-- TASK INSTRUCTIONS --
Reproduce the material below line by line, beginning with its first line and ending with the line that contains "5, 1, 1, 1, 1]"; leave out pictures.
:: DATA EXCERPT ::
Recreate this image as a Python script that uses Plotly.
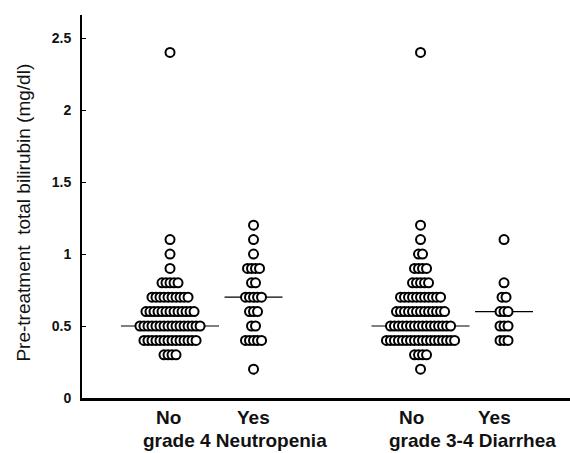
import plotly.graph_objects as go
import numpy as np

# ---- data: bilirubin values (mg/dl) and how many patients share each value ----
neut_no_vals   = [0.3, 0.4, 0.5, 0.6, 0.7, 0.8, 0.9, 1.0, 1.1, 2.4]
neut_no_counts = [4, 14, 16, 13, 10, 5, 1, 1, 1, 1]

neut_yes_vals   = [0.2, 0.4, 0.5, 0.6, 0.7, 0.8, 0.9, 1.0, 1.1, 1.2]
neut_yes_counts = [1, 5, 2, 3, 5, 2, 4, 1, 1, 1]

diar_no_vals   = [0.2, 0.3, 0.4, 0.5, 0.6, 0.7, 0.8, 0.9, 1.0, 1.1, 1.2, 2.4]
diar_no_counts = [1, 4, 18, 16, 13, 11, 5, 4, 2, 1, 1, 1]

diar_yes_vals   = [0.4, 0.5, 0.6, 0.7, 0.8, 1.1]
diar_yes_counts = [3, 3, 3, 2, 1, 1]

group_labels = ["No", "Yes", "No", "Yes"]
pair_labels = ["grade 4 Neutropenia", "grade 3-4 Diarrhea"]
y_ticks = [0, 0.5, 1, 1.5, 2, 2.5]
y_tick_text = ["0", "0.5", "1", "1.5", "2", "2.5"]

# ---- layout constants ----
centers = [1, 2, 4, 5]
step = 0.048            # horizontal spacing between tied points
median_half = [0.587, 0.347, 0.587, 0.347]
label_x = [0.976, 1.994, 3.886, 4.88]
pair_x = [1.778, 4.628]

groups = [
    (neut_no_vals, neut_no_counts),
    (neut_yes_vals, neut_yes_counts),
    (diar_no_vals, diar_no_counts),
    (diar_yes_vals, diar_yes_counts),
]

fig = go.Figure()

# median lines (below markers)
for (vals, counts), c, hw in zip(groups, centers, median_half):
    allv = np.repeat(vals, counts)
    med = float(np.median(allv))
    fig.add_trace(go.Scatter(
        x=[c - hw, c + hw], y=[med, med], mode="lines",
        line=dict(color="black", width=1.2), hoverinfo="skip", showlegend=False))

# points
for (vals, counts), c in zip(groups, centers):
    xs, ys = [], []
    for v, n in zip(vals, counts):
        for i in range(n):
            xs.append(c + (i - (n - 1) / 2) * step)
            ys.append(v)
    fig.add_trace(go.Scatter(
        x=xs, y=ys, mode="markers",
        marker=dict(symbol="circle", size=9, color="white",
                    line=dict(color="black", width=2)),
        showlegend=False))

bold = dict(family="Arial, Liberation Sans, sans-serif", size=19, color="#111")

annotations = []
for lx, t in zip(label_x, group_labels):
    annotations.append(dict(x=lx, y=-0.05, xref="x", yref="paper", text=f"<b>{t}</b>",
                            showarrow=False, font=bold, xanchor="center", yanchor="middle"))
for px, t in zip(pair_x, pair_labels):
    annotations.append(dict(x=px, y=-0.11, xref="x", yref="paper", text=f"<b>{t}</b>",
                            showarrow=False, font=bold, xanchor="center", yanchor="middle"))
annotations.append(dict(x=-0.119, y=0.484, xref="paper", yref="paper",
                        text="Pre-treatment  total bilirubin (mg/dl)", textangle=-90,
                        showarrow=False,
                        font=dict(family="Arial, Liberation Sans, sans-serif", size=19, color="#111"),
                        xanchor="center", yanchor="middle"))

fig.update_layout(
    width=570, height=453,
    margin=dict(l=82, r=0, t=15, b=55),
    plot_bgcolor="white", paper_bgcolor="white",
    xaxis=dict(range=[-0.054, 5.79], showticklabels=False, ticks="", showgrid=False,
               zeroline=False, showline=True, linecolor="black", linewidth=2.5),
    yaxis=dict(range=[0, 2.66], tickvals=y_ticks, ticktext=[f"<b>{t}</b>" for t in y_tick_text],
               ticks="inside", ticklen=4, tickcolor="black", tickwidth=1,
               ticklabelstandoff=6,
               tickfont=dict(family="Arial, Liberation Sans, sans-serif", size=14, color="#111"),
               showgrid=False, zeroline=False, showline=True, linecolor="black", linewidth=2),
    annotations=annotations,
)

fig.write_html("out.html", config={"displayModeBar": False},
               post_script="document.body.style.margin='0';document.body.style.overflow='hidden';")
:::
-- SOLVED PROBLEM --
Recreate this image as a Python script that uses Plotly.
import plotly.graph_objects as go
import numpy as np

# ---- data: bilirubin values (mg/dl) and how many patients share each value ----
neut_no_vals   = [0.3, 0.4, 0.5, 0.6, 0.7, 0.8, 0.9, 1.0, 1.1, 2.4]
neut_no_counts = [4, 14, 16, 13, 10, 5, 1, 1, 1, 1]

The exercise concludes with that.